Leave out every picture. Copy exactly the lines from the one holding "Write the TikZ code for this diagram." through the one holding "(istvanc) at (248,273)".

Records provided.
** START **

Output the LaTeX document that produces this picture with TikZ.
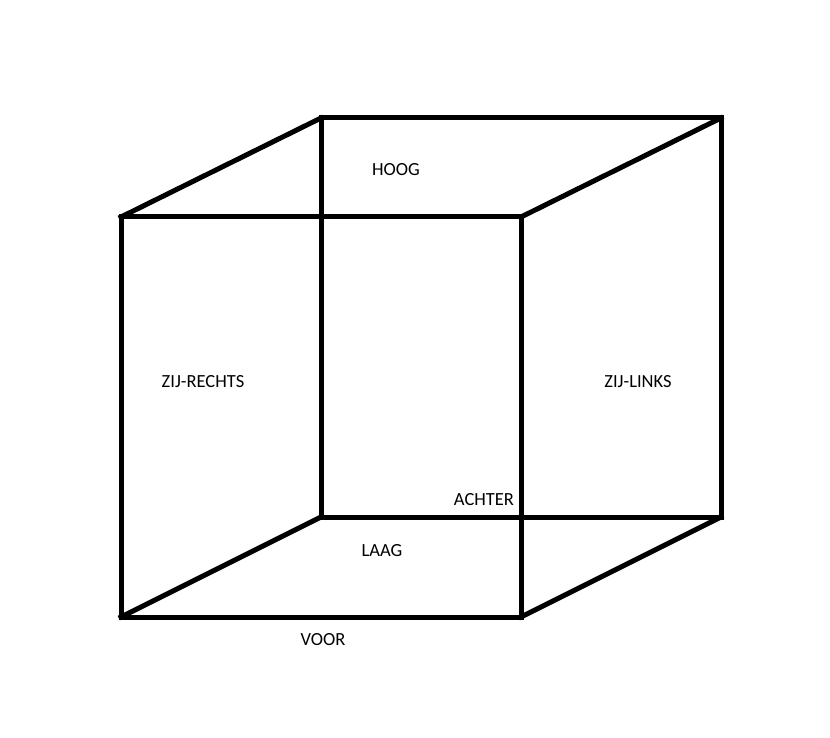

** END **
** START **

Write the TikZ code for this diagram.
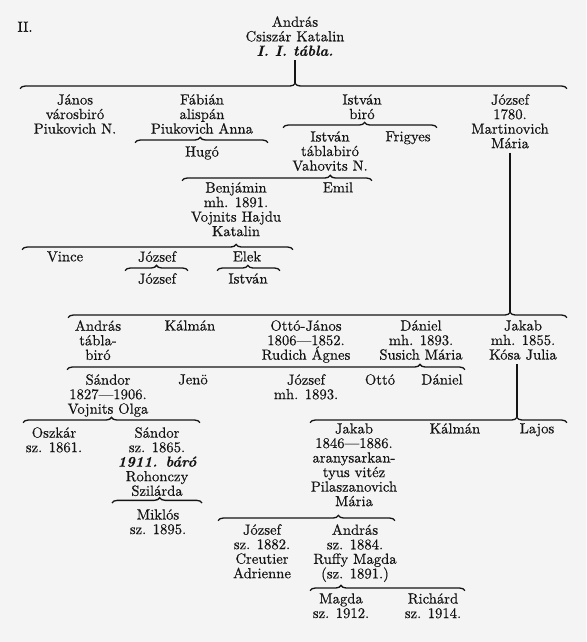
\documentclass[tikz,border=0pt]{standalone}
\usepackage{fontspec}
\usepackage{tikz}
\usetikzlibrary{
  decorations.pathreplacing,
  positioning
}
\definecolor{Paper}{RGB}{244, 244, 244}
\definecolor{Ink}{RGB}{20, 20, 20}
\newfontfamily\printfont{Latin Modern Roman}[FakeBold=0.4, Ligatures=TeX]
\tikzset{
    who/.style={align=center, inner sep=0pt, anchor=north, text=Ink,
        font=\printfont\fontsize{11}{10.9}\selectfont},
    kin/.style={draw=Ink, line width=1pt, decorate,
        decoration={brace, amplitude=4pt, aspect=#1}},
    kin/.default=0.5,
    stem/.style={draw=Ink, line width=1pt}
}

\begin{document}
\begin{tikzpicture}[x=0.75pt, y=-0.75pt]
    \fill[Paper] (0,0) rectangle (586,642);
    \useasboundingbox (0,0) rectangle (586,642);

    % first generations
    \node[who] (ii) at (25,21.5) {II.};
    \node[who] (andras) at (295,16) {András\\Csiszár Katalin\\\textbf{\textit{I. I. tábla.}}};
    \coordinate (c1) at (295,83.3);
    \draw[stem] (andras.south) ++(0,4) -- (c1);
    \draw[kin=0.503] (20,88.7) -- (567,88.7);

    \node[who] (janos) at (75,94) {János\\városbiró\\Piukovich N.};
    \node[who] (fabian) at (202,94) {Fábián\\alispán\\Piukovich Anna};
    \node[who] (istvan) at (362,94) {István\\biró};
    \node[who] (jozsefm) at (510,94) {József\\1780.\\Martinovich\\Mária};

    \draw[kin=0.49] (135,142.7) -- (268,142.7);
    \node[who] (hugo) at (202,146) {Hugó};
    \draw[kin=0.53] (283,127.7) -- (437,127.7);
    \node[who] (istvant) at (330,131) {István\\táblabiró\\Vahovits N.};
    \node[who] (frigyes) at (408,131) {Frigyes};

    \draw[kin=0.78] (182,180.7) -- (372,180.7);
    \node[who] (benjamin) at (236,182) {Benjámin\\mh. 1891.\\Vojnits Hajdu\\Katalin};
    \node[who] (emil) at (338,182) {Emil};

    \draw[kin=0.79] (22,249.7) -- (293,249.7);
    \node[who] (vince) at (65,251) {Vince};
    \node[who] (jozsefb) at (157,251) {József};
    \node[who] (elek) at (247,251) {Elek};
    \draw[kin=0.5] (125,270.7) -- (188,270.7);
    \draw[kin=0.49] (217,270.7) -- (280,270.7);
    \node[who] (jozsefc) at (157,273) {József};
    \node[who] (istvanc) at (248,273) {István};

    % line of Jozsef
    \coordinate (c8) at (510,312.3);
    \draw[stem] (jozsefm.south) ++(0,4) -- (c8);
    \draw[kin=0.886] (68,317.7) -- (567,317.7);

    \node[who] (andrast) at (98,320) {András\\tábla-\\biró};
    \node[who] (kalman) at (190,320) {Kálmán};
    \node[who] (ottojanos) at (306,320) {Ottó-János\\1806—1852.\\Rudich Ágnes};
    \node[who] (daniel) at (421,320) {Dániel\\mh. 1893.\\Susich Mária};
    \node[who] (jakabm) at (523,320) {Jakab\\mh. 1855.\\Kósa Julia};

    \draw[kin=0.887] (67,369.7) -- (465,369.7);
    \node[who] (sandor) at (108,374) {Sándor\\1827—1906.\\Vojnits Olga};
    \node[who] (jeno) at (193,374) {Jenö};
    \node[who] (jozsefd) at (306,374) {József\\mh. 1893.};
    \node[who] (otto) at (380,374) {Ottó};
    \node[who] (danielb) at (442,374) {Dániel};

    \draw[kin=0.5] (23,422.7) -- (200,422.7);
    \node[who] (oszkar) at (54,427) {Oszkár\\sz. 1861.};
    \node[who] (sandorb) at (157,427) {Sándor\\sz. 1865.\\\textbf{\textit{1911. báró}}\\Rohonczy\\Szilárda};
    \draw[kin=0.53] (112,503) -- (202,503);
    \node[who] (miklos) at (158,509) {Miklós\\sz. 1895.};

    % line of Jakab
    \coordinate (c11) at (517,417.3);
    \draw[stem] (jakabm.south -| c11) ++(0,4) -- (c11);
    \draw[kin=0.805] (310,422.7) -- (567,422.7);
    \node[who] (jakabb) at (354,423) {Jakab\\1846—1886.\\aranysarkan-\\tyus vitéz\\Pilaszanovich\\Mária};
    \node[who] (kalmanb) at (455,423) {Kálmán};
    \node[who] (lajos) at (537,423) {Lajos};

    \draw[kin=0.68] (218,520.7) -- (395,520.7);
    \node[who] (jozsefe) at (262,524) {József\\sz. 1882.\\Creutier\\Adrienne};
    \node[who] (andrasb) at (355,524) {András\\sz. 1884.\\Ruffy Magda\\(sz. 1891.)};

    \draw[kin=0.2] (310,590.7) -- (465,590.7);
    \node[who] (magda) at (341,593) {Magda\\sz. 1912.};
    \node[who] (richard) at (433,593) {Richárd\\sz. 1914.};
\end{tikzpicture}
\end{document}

** END **

Task result.
Write the TikZ code for this diagram.
\documentclass[tikz,border=0pt]{standalone}
\usepackage{fontspec}
\usepackage{tikz}
\usetikzlibrary{
  decorations.pathreplacing,
  positioning
}
\definecolor{Paper}{RGB}{244, 244, 244}
\definecolor{Ink}{RGB}{20, 20, 20}
\newfontfamily\printfont{Latin Modern Roman}[FakeBold=0.4, Ligatures=TeX]
\tikzset{
    who/.style={align=center, inner sep=0pt, anchor=north, text=Ink,
        font=\printfont\fontsize{11}{10.9}\selectfont},
    kin/.style={draw=Ink, line width=1pt, decorate,
        decoration={brace, amplitude=4pt, aspect=#1}},
    kin/.default=0.5,
    stem/.style={draw=Ink, line width=1pt}
}

\begin{document}
\begin{tikzpicture}[x=0.75pt, y=-0.75pt]
    \fill[Paper] (0,0) rectangle (586,642);
    \useasboundingbox (0,0) rectangle (586,642);

    % first generations
    \node[who] (ii) at (25,21.5) {II.};
    \node[who] (andras) at (295,16) {András\\Csiszár Katalin\\\textbf{\textit{I. I. tábla.}}};
    \coordinate (c1) at (295,83.3);
    \draw[stem] (andras.south) ++(0,4) -- (c1);
    \draw[kin=0.503] (20,88.7) -- (567,88.7);

    \node[who] (janos) at (75,94) {János\\városbiró\\Piukovich N.};
    \node[who] (fabian) at (202,94) {Fábián\\alispán\\Piukovich Anna};
    \node[who] (istvan) at (362,94) {István\\biró};
    \node[who] (jozsefm) at (510,94) {József\\1780.\\Martinovich\\Mária};

    \draw[kin=0.49] (135,142.7) -- (268,142.7);
    \node[who] (hugo) at (202,146) {Hugó};
    \draw[kin=0.53] (283,127.7) -- (437,127.7);
    \node[who] (istvant) at (330,131) {István\\táblabiró\\Vahovits N.};
    \node[who] (frigyes) at (408,131) {Frigyes};

    \draw[kin=0.78] (182,180.7) -- (372,180.7);
    \node[who] (benjamin) at (236,182) {Benjámin\\mh. 1891.\\Vojnits Hajdu\\Katalin};
    \node[who] (emil) at (338,182) {Emil};

    \draw[kin=0.79] (22,249.7) -- (293,249.7);
    \node[who] (vince) at (65,251) {Vince};
    \node[who] (jozsefb) at (157,251) {József};
    \node[who] (elek) at (247,251) {Elek};
    \draw[kin=0.5] (125,270.7) -- (188,270.7);
    \draw[kin=0.49] (217,270.7) -- (280,270.7);
    \node[who] (jozsefc) at (157,273) {József};
    \node[who] (istvanc) at (248,273) {István};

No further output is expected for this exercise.